What is CGH Testing?

Comparative Genomic Hybridization (CGH) is a technique used to detect changes in the number of copies of DNA sequences (gains or losses) throughout the entire genome, typically in tumor cells, without needing to culture the cells first.

In simpler terms, CGH testing allows scientists and doctors to:

• Identify missing or extra pieces of chromosomes within a cell's DNA.
• Get a "big picture" overview of chromosomal abnormalities.
• Do all this directly from a sample, without having to grow the cells in a lab.

How CGH Works:

1. DNA Extraction: DNA is extracted from both a patient sample (e.g., tumor cells) and a normal, healthy control sample.
2. Labeling: The patient and control DNA are labeled with different fluorescent dyes (e.g., green for patient, red for control).
3. Hybridization: The labeled DNA samples are mixed and hybridized (combined) onto a normal chromosome spread or a DNA microarray.
4. Scanning and Analysis: A special scanner reads the fluorescence intensity along the chromosomes.
5. Data Interpretation:
   • A region that shows more of the patient's color (e.g., green) indicates a gain (amplification) of that particular DNA sequence in the patient's sample.
   • A region that shows more of the control's color (e.g., red) indicates a loss (deletion) of that DNA sequence in the patient's sample.
   • An equal balance of both colors indicates that the copy number is normal in that region.

Key Advantages of CGH:

• Genome-Wide Screening: It allows for the simultaneous analysis of the entire genome for copy number changes.
• No Cell Culturing Required: This is particularly useful for samples where cells are difficult to grow in the lab, such as many tumor samples.
• Detection of Novel Aberrations: CGH can identify previously unknown chromosomal abnormalities.

Limitations of CGH:

• Cannot Detect Balanced Translocations or Inversions: CGH only detects copy number changes; it cannot identify rearrangements where the total amount of DNA remains the same.
• Resolution Limitations: The resolution of traditional CGH is limited by the size of the chromosome bands.
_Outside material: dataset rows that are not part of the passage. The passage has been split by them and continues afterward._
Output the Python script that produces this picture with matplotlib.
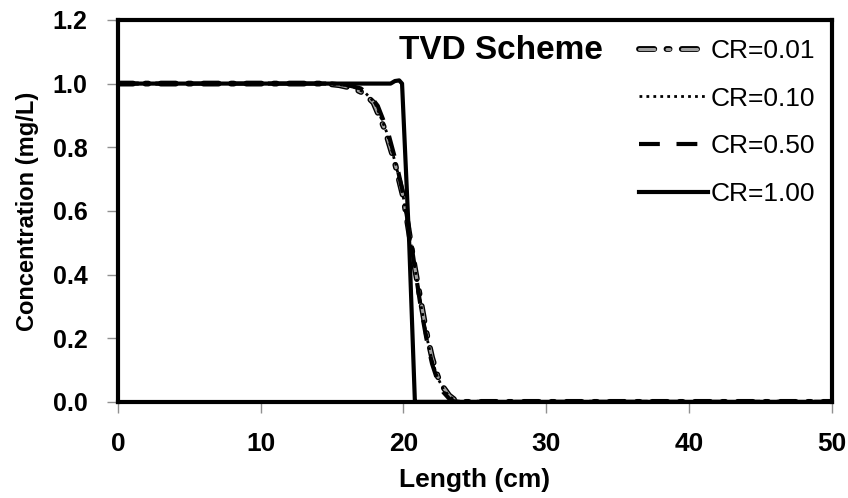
import matplotlib.pyplot as plt
import matplotlib.patheffects as pe

plt.rcParams["font.family"] = ["Liberation Sans", "DejaVu Sans"]

x_cr001 = [0, 14.5, 15.5, 16.5, 17.2, 17.9, 18.7, 19.4, 20.0, 20.4, 20.8, 21.2, 21.6, 22.0, 22.4, 22.8, 23.2, 23.6, 24.0, 50]
y_cr001 = [1.0, 1.0, 0.995, 0.985, 0.97, 0.94, 0.855, 0.75, 0.64, 0.53, 0.42, 0.32, 0.22, 0.14, 0.08, 0.045, 0.02, 0.006, 0.0, 0.0]

x_cr010 = [0, 14.6, 15.6, 16.6, 17.3, 18.0, 18.8, 19.5, 20.0, 20.4, 20.8, 21.2, 21.6, 22.0, 22.4, 22.8, 23.2, 23.6, 24.0, 50]
y_cr010 = [1.0, 1.0, 0.996, 0.987, 0.972, 0.94, 0.85, 0.74, 0.64, 0.53, 0.42, 0.31, 0.21, 0.13, 0.075, 0.04, 0.018, 0.005, 0.0, 0.0]

x_cr050 = [0, 15.0, 16.0, 17.0, 17.6, 18.2, 18.9, 19.5, 20.0, 20.4, 20.8, 21.2, 21.6, 22.0, 22.4, 22.8, 23.2, 23.6, 50]
y_cr050 = [1.0, 1.0, 0.996, 0.985, 0.965, 0.93, 0.85, 0.75, 0.65, 0.54, 0.42, 0.30, 0.20, 0.12, 0.065, 0.03, 0.01, 0.0, 0.0]

x_cr100 = [0, 10, 19.1, 19.4, 19.7, 19.9, 20.4, 20.8, 21.0, 50]
y_cr100 = [1.0, 1.0, 1.0, 1.008, 1.01, 1.0, 0.5, 0.0, 0.0, 0.0]

xticks = [0, 10, 20, 30, 40, 50]
yticks = [0.0, 0.2, 0.4, 0.6, 0.8, 1.0, 1.2]

fig = plt.figure(figsize=(8.48, 4.98), dpi=100)
ax = fig.add_axes([0.139, 0.193, 0.842, 0.767])

ax.plot(x_cr001, y_cr001, color="#a0a0a0", lw=2.2, dashes=(5, 4, 1, 4),
        dash_capstyle="round",
        path_effects=[pe.Stroke(linewidth=4.2, foreground="black"), pe.Normal()],
        label="CR=0.01")
ax.plot(x_cr010, y_cr010, color="black", lw=2, linestyle=(0, (1, 1.5)), label="CR=0.10")
ax.plot(x_cr050, y_cr050, color="black", lw=3, dashes=(5, 4), label="CR=0.50")
ax.plot(x_cr100, y_cr100, color="black", lw=3, label="CR=1.00")

ax.set_xlim(0, 50)
ax.set_ylim(0, 1.2)
ax.set_xticks(xticks)
ax.set_yticks(yticks)
ax.set_xticklabels([str(v) for v in xticks], fontsize=19, fontweight="bold")
ax.set_yticklabels([f"{v:.1f}" for v in yticks], fontsize=18, fontweight="bold")
ax.tick_params(direction="out", length=8, width=1, color="#909090")
ax.tick_params(axis="x", pad=14)
ax.tick_params(axis="y", pad=14)
for s in ax.spines.values():
    s.set_linewidth(3)
    s.set_color("black")

ax.set_xlabel("Length (cm)", fontsize=19, fontweight="bold", labelpad=8)
ax.set_ylabel("Concentration (mg/L)", fontsize=17, fontweight="bold", labelpad=10)

ax.text(26.8, 1.104, "TVD Scheme", fontsize=24, fontweight="bold", ha="center", va="center")

ax.legend(loc="upper right", frameon=False, fontsize=19, handlelength=2.6,
          handletextpad=0.1, labelspacing=0.9, borderaxespad=0.1,
          bbox_to_anchor=(0.995, 0.985))

fig.savefig("out.png", dpi=100)
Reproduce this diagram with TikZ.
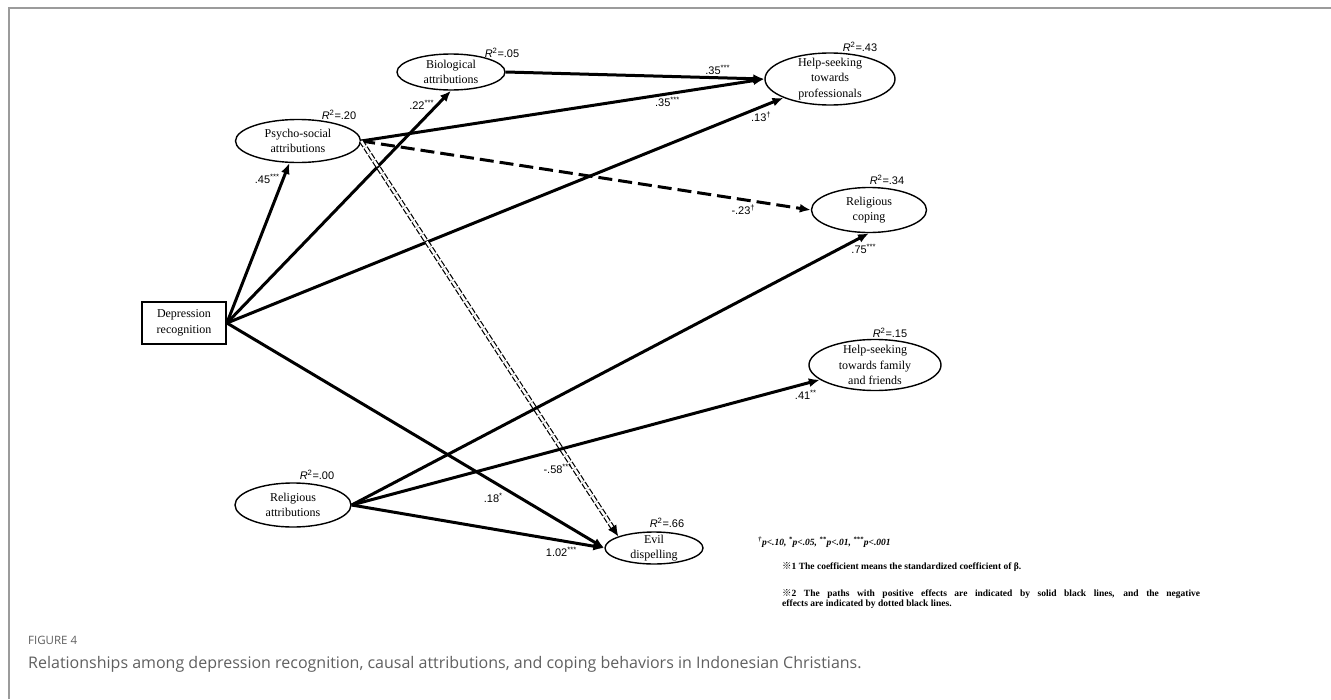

Array CGH (aCGH) offers higher resolution.

Types of CGH:

• Traditional CGH: Uses metaphase chromosome spreads for hybridization.
• Array CGH (aCGH): Uses DNA microarrays containing thousands of DNA probes to provide a higher resolution and more detailed analysis.

Applications of CGH:

• Cancer Research and Diagnostics: Identifying chromosomal abnormalities associated with different types of cancer.
• Prenatal Diagnosis: Detecting chromosomal abnormalities in fetuses.
• Genetic Research: Studying the role of copy number variations in various diseases and conditions.